**Task goal:** From the first line of the data below through the line holding "import * as", output each line exactly and leave the pictures out.

**Stored data:**

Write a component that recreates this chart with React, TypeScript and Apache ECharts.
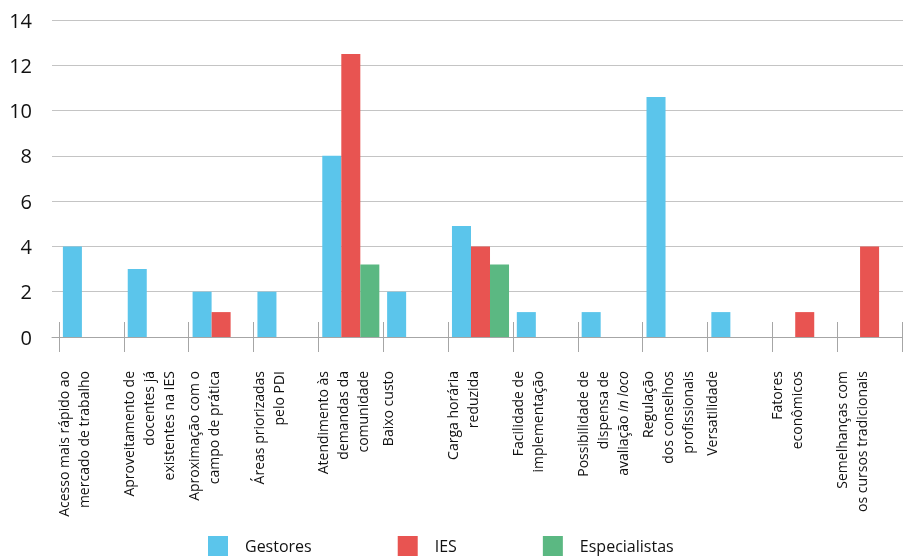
import React, { useEffect, useRef } from "react";
import * as echarts from "echarts";

const categories = [
  "Acesso mais rápido ao\nmercado de trabalho",
  "Aproveitamento de\ndocentes já\nexistentes na IES",
  "Aproximação com o\ncampo de prática",
  "Áreas priorizadas\npelo PDI",
  "Atendimento às\ndemandas da\ncomunidade",
  "Baixo custo",
  "Carga horária\nreduzida",
  "Facilidade de\nimplementação",
  "Possibilidade de\ndispensa de\navaliação {i|in loco}",
  "Regulação\ndos conselhos\nprofissionais",
  "Versatilidade",
  "Fatores\neconômicos",
  "Semelhanças com\nos cursos tradicionais",
];

const seriesNames = ["Gestores", "IES", "Especialistas"];
const gestores = [4, 3, 2, 2, 8, 2, 4.9, 1.1, 1.1, 10.6, 1.1, 0, 0];
const ies = [0, 0, 1.1, 0, 12.5, 0, 4, 0, 0, 0, 0, 1.1, 4];
const especialistas = [0, 0, 0, 0, 3.2, 0, 3.2, 0, 0, 0, 0, 0, 0];
const colors = ["#5BC5EB", "#E85451", "#5BB882"];

const yMin = 0;
const yMax = 14;
const yInterval = 2;

const FONT = "'Open Sans', sans-serif";

export default function App() {
  const ref = useRef<HTMLDivElement>(null);
  useEffect(() => {
    if (!ref.current) return;
    const chart = echarts.init(ref.current, null, { renderer: "svg" });
    const labelAxisData = [...categories, ""];
    const tickOnly = new Array(categories.length + 1).fill("");
    chart.setOption({
      animation: false,
      textStyle: { fontFamily: FONT },
      color: colors,
      grid: [
        { left: 59, right: 1, top: 20, bottom: 221 },
        { left: 52, right: 0, top: 20, bottom: 221 },
        { left: 53.5, right: 6.5, top: 20, bottom: 221 },
      ],
      legend: {
        data: seriesNames,
        left: 203,
        top: 531,
        itemWidth: 20,
        itemHeight: 20,
        itemGap: 86,
        icon: "rect",
        textStyle: {
          fontFamily: FONT,
          fontSize: 16,
          color: "#111",
          padding: [0, 0, 0, 12],
        },
      },
      xAxis: [
        {
          type: "category",
          gridIndex: 0,
          data: categories,
          boundaryGap: true,
          axisLine: { show: false },
          axisTick: {
            show: true,
            inside: true,
            length: 15,
            interval: 0,
            lineStyle: { color: "#a6a6a6" },
          },
          axisLabel: { show: false },
        },
        {
          type: "category",
          gridIndex: 0,
          position: "bottom",
          data: tickOnly,
          boundaryGap: false,
          axisLine: { show: false },
          axisTick: {
            show: true,
            inside: false,
            length: 15,
            interval: 0,
            lineStyle: { color: "#a6a6a6" },
          },
          axisLabel: { show: false },
        },
        {
          type: "value",
          gridIndex: 1,
          min: 0,
          max: 1,
          axisLine: { show: true, lineStyle: { color: "#a6a6a6" } },
          axisTick: { show: false },
          axisLabel: { show: false },
          splitLine: { show: false },
        },
        {
          type: "category",
          gridIndex: 2,
          position: "bottom",
          data: labelAxisData,
          boundaryGap: false,
          axisLine: { show: false },
          axisTick: { show: false },
          axisLabel: {
            show: true,
            interval: 0,
            rotate: 90,
            align: "right",
            verticalAlign: "top",
            margin: 34,
            fontFamily: FONT,
            fontSize: 14,
            lineHeight: 20,
            color: "#111",
            hideOverlap: false,
            rich: {
              i: {
                fontStyle: "italic",
                fontFamily: FONT,
                fontSize: 14,
                lineHeight: 20,
                color: "#111",
              },
            },
          },
        },
      ],
      yAxis: [
        {
          type: "value",
          gridIndex: 0,
          min: yMin,
          max: yMax,
          interval: yInterval,
          show: false,
          splitLine: { show: false },
        },
        {
          type: "value",
          gridIndex: 1,
          min: yMin,
          max: yMax,
          interval: yInterval,
          axisLine: { show: false },
          axisTick: { show: false },
          axisLabel: {
            fontFamily: FONT,
            fontSize: 20,
            color: "#111",
            margin: 20,
          },
          splitLine: { show: true, lineStyle: { color: "#c4c4c4", width: 1 } },
        },
        {
          type: "value",
          gridIndex: 2,
          min: yMin,
          max: yMax,
          show: false,
          splitLine: { show: false },
        },
      ],
      series: [
        { name: seriesNames[0], data: gestores },
        { name: seriesNames[1], data: ies },
        { name: seriesNames[2], data: especialistas },
      ].map((s) => ({
        ...s,
        type: "bar",
        xAxisIndex: 0,
        yAxisIndex: 0,
        barGap: "0%",
        barCategoryGap: "12%",
      })),
    });
    return () => chart.dispose();
  }, []);
  return (
    <div
      ref={ref}
      style={{ position: "fixed", left: 0, top: 0, width: 903, height: 558 }}
    />
  );
}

**The solution:**
Write a component that recreates this chart with React, TypeScript and Apache ECharts.
import React, { useEffect, useRef } from "react";
import * as echarts from "echarts";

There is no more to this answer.